Anna continua a ballare con leggerezza.
Ecco, inizia a fare effetto.
Apro gli occhi, di fronte a me vedo il bianco del soffitto.
La musica si attenua, sento solo il rumore della pioggia che continua a cadere. Lo riconosco questo dolore che sento al costato, ogni tanto ritorna.
So che alcuni malati di cancro chiamano la loro malattia il mio male, quasi che questo li aiutasse ad esorcizzare la paura. Il mio dolore invece ha due occhi, una bocca, i capelli neri brizzolati, il naso adunco, una catenina al collo, ama leggere e sopratutto scrivere, è morto pochi anni dopo la nostra bella giornata sulla spiaggia. Aveva un nome, ma non lo voglio ripetere.
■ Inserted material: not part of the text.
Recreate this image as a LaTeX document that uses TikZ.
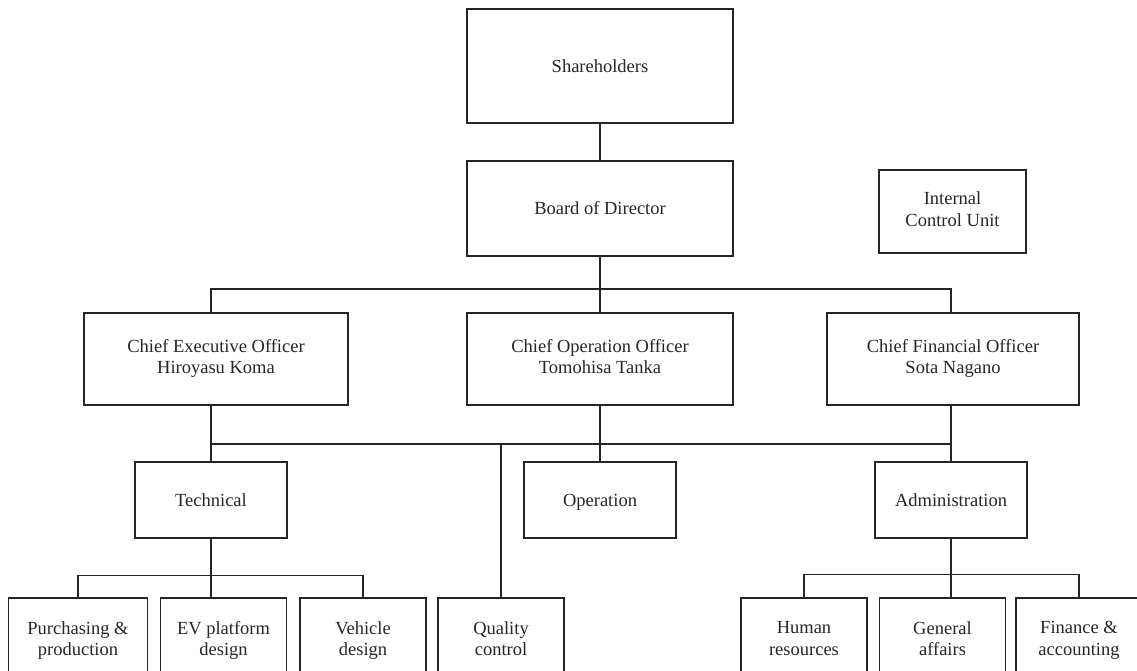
\documentclass[tikz,border=0pt]{standalone}
\usepackage{fontspec}
\setmainfont{Liberation Serif}
\usetikzlibrary{positioning}

\tikzset{
  orgbox/.style={draw=black!85, line width=1.5pt, align=center, inner sep=0pt, text=black!85,
    execute at begin node=\rule{0pt}{17pt}, execute at end node=\rule[-5pt]{0pt}{5pt}},
  officerbox/.style={orgbox, minimum height=92pt},
  deptbox/.style={orgbox, minimum width=152pt, minimum height=76pt},
  unitbox/.style={orgbox, minimum width=126pt, minimum height=86pt},
  link/.style={draw=black!85, line width=1.5pt},
}

\begin{document}
\begin{tikzpicture}[x=1pt, y=-1pt, font=\fontsize{18.5}{21.5}\selectfont]
    \useasboundingbox (0,0) rectangle (1137,670);
    \clip (0,0) rectangle (1137,670);

    % top of the chart
    \node[orgbox, minimum width=266pt, minimum height=114pt] (sh) at (600,66) {Shareholders};
    \node[orgbox, minimum width=266pt, minimum height=95pt] (bd) at (600,208.5) {Board of Director};
    \node[orgbox, minimum width=147pt, minimum height=83pt] (icu) at (952.5,211.5) {Internal\\Control Unit};

    % officers
    \node[officerbox, minimum width=264pt] (ceo) at (216,359) {Chief Executive Officer\\Hiroyasu Koma};
    \node[officerbox, minimum width=266pt] (coo) at (600,359) {Chief Operation Officer\\Tomohisa Tanka};
    \node[officerbox, minimum width=252pt] (cfo) at (953,359) {Chief Financial Officer\\Sota Nagano};

    % departments
    \node[deptbox] (tech) at (211,500) {Technical};
    \node[deptbox] (op) at (600,500) {Operation};
    \node[deptbox] (admin) at (951,500) {Administration};

    % units
    \node[unitbox, minimum width=139pt] (pur) at (78,641) {Purchasing \&\\production};
    \node[unitbox] (ev) at (223.5,641) {EV platform\\design};
    \node[unitbox] (veh) at (363,641) {Vehicle\\design};
    \node[unitbox] (qc) at (501,641) {Quality\\control};
    \node[unitbox] (hr) at (804,641) {Human\\resources};
    \node[unitbox] (gen) at (942.5,641) {General\\affairs};
    \node[unitbox] (fin) at (1079,641) {Finance \&\\accounting};

    \coordinate (bar1) at (600,289);
    \coordinate (bar2) at (600,444);

    \draw[link] (sh) -- (bd);
    \draw[link] (bd) -- (bar1);
    \draw[link] (ceo.north -| tech) |- (bar1) -| (cfo.north -| admin);
    \draw[link] (bar1) -- (coo);

    \draw[link] (ceo.south -| tech) -- (tech);
    \draw[link] (tech |- bar2) -- (admin |- bar2);
    \draw[link] (coo) -- (op);
    \draw[link] (cfo.south -| admin) -- (admin);
    \draw[link] (qc.north) -- (qc |- bar2);

    \draw[link] (tech) -- (tech.south |- ev.north);
    \draw[link] (pur.north) -- ++(0,-22) -| (veh.north);
    \draw[link] (admin) -- (admin.south |- gen.north);
    \draw[link] (hr.north) -- ++(0,-23) -| (fin.north);
\end{tikzpicture}
\end{document}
Di fronte a me il soffitto inizia a muoversi. Non è vero che è bianco. Adesso lo osservo meglio: è turchese, si increspa in tante piccole onde. Mi ipnotizza.
«Anna, ti dispiace se non ballo, ma resto un po’ qui?»
«Ma certo, amore, fai quel che preferisci» Anna si avvicina, si stende accanto a me. Mi prende la mano. Restiamo immobili. Le onde continuano a moversi, lievi, si sente la risacca sulla sabbia.
«Lo vedi il mare, Anna? Quello sul soffito.»
Scoppia in una risata sonora, quasi si piega in due. Ma poi si ferma, guarda imbambolata sopra di sé, annuisce, piano. Rimaniamo in silenzio, immobili e mano nella mano. Ricordo di un film che ho visto al cinema, c’erano un uomo vecchio e una ragazza giovane stesi sul letto e insieme guardavano un mare immaginario.
Un largo sorriso mi si stampa sul viso.
Il mare è tornato da me, è penetrato dal soffitto attraverso la pioggia. È qui per ricordarmi tante cose. Il verso dei gabbiani, ad esempio. O il sole che ti scotta la pelle e i gridolini dei bambini. O una spiaggia degli anni ‘90, insieme a papà, quando uscivo dall’acqua e lui mi asciugava i capelli con l'asciugamano con gesti energici, tanto energici da farmi ridere.
Io adesso sono di nuovo lì, su quella spiaggia insiema a papà, nuoto, contemplo, mi perdo, faccio un tuffo, riemergo, mi tuffo di nuovo. Tutto torna bellissimo.